The exams are offered in the Fall and in the Spring, usually just before the beginning of those quarters. Precise dates and times are posted well in advance of the exams. Students must sign up for the exams in the Graduate Office. Each exam lasts 4 hours. Copies of past exams may be downloaded from our website by clicking here: https://ww3.math.ucla.edu/past-qualifying-exams. It is very useful to prepare for exams by doing questions from previous exams. Recent exams are likely to be more relevant since the syllabi have changed over time. However, it is essential to combine problem-solving with studying the exam syllabus theme by theme. In order to learn the material well, you will need to do exercises well beyond those on previous exams.

Each exam is written and graded by a committee created for that purpose. The Graduate Studies Committee approves exam results (passing or failing), taking into account recommendations of the examination committee. Shortly after the Graduate Studies Committee’s decision, students are notified of their exam results. Students are reminded that the grading of exams is a complex matter, and that final result (Pass or Fail) is not usually determined by the total score of all work on all problems. Students should read and follow carefully the instructions of an exam.

Graded exams are kept in the Graduate Office for six months and then destroyed. They may be examined in the Graduate Office during this time. After the results of the exams are announced, there is a one week appeal period during which students may petition, in writing, to a Qual Committee for regrading of problems. Appeals must be submitted via the Graduate Office. The Qual Committee will respond, usually in writing, to any appeal within one week.

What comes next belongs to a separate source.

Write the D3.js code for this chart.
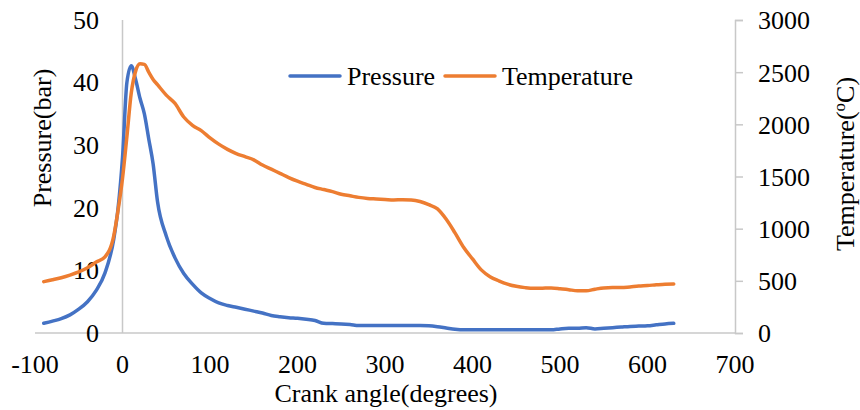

Currently, most UCLA PhD students pass all their exams on schedule. However, the few students who fail to pass exams by the required deadlines are deemed not to be making Satisfactory Progress. Each such student is discussed individually by the Graduate Studies Committee at a meeting shortly after the above period of appeals is over. Students who have missed a deadline, or otherwise failed to make Satisfactory Progress, will receive a letter from the Graduate Vice Chair indicating any action that was taken, and detailing any schedule for performance that must be satisfied in order to continue in the program. Only in unusual circumstances will a PhD student who is more than six months behind the schedule of Satisfactory Progress be permitted to remain in the PhD program. Students who are facing negative actions are encouraged to write to GSC, and to speak to the Graduate Vice Chair, before GSC meets, to explain any extenuating circumstances that could positively influence it.